Well-known meteorologist and former BBC Scotland forecaster Heather “the weather” Reid is to attend a small conference on climate change in Mareel next month.
She will be joined by fellow meteorologist Alex Hill, also a former TV weatherman and now the Met Office’s chief adviser to the Scottish and Northern Irish governments.
The conference, entitled Change, is being sponsored by Shetland Aerogenerators, owners of the five-turbine Burradale windfarm.
Its director Angus Ward said he was “very pleased that Heather and Alex will be coming to talk about climate change”.
“This conference is not about pushing a particular point of view – climate change is a complicated subject – but about encouraging people to engage with one of the biggest issues of our time,” he said. “So we are inviting folk of all opinions and none to come along to Mareel on Thursday 6th June to find out more.”
A free screening of the film Thin Ice, about the work of climate scientists around the world, will be held in Mareel at 7pm that evening.
Geologist Simon Lamb took his camera around the world documenting the work of climate science colleagues, who have been attacked by climate change sceptics for being “alarmist” and “extremist”.
After the film, Ms Reid and Mr Hill will speak and host a Q&A session. The event is open to all.
During the day on Thursday 6th and Friday 7th June, school pupils from around Shetland will attend a showing of another film, Chasing Ice, about the rapid decline of glaciers in Greenland, Iceland and Alaska.

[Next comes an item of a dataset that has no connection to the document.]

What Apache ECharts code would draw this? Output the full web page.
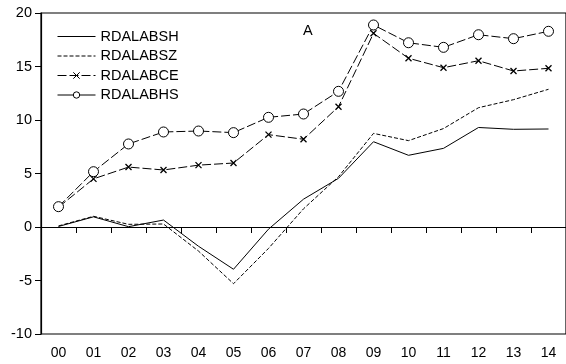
<!DOCTYPE html>
<html>
<head>
<meta charset="utf-8">
<script src="https://cdn.jsdelivr.net/npm/echarts@6/dist/echarts.min.js"></script>
<style>
  html, body { margin: 0; padding: 0; background: #fff; }
  #chart { width: 566px; height: 364px; }
</style>
</head>
<body>
<div id="chart"></div>
<script>
// Years (two-digit) along the x axis
const years = ['00','01','02','03','04','05','06','07','08','09','10','11','12','13','14'];

// Series values
const rdalabsh = [0.05, 0.95, 0.03, 0.65, -1.8, -3.95, -0.2, 2.6, 4.55, 7.97, 6.7, 7.35, 9.3, 9.13, 9.16];
const rdalabsz = [0.1, 1.0, 0.25, 0.28, -2.25, -5.3, -2.0, 1.7, 4.7, 8.75, 8.07, 9.2, 11.15, 11.9, 12.87];
const rdalabce = [1.85, 4.5, 5.6, 5.33, 5.78, 5.98, 8.63, 8.2, 11.24, 18.1, 15.77, 14.89, 15.54, 14.58, 14.83];
const rdalabhs = [1.9, 5.17, 7.76, 8.88, 8.97, 8.82, 10.25, 10.56, 12.68, 18.88, 17.22, 16.79, 17.97, 17.6, 18.29];

// Y axis range
const yMin = -10, yMax = 20, yStep = 5;

const FONT = 'Liberation Sans';
const crossPath = 'path://M0,0L10,10M10,0L0,10';

const chart = echarts.init(document.getElementById('chart'), null, { renderer: 'canvas' });

function lineSeries(name, data, dash, symbol, symbolSize) {
  return {
    name: name,
    type: 'line',
    data: data,
    symbol: symbol,
    symbolSize: symbolSize,
    showSymbol: symbol !== 'none',
    animation: false,
    lineStyle: { color: '#000', width: 1, type: dash },
    itemStyle: symbol === 'circle'
      ? { color: '#fff', borderColor: '#000', borderWidth: 1 }
      : { color: '#000', borderColor: '#000', borderWidth: 1.3 },
    emphasis: { disabled: true }
  };
}

chart.setOption({
  animation: false,
  backgroundColor: '#fff',
  textStyle: { fontFamily: FONT },
  grid: {
    left: 41, top: 13, width: 535, bottom: 30,
    show: true, borderColor: '#000', borderWidth: 1.2, backgroundColor: 'transparent'
  },
  legend: {
    orient: 'vertical',
    left: 52, top: 24,
    itemWidth: 38, itemHeight: 8, itemGap: 4.5,
    textStyle: { fontFamily: FONT, fontSize: 14.5, color: '#000' },
    data: [
      { name: 'RDALABSH', itemStyle: { opacity: 0 }, lineStyle: { width: 1 } },
      { name: 'RDALABSZ', itemStyle: { opacity: 0 }, lineStyle: { width: 1 } },
      { name: 'RDALABCE', lineStyle: { width: 1 }, itemStyle: { borderWidth: 1 } },
      { name: 'RDALABHS', lineStyle: { type: 'solid', width: 1 }, itemStyle: { borderWidth: 1 } }
    ]
  },
  xAxis: {
    type: 'category',
    data: years,
    boundaryGap: true,
    axisLine: { lineStyle: { color: '#000', width: 1.2 } },
    axisTick: { show: true, length: 6, lineStyle: { color: '#000' } },
    axisLabel: { fontFamily: FONT, fontSize: 14, color: '#000', margin: 12, interval: 0 },
    splitLine: { show: false }
  },
  yAxis: {
    type: 'value',
    min: yMin, max: yMax, interval: yStep,
    axisLine: { show: true, lineStyle: { color: '#000', width: 1.2 } },
    axisTick: { show: true, length: 6, lineStyle: { color: '#000' } },
    axisLabel: { fontFamily: FONT, fontSize: 14.5, color: '#000', margin: 9 },
    splitLine: { show: false }
  },
  graphic: [{
    type: 'text',
    left: 303, top: 23,
    style: { text: 'A', font: '14.5px "Liberation Sans"', fill: '#000' }
  }],
  series: [
    lineSeries('RDALABSH', rdalabsh, 'solid', 'none', 0),
    lineSeries('RDALABSZ', rdalabsz, [4, 2], 'none', 0),
    lineSeries('RDALABCE', rdalabce, [9, 3], crossPath, 6),
    lineSeries('RDALABHS', rdalabhs, [9, 3], 'circle', 10)
  ]
});
</script>
</body>
</html>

“I think climate change is the biggest issue facing the global community,” Ms Reid said. “It is essential that young people are aware of this issue and how it affects everybody’s lives. I’m delighted to be coming to Shetland for this exciting conference.”
Mr Hill added: “Young people will bear the brunt of climate change and it is humbling to see their commitment to making a difference. It is their future that is at stake and for me it is marvellous to be involved in an event like this.”
The two meteorologists will also be taking to pupils, and a new app depicting Shetland under high sea levels – the “likely consequence of warmer temperatures” – will be unveiled. Two pieces of art commissioned by Shetland Aerogenerators with support from Shetland Arts, one visual and one written, will also be shown for the first time.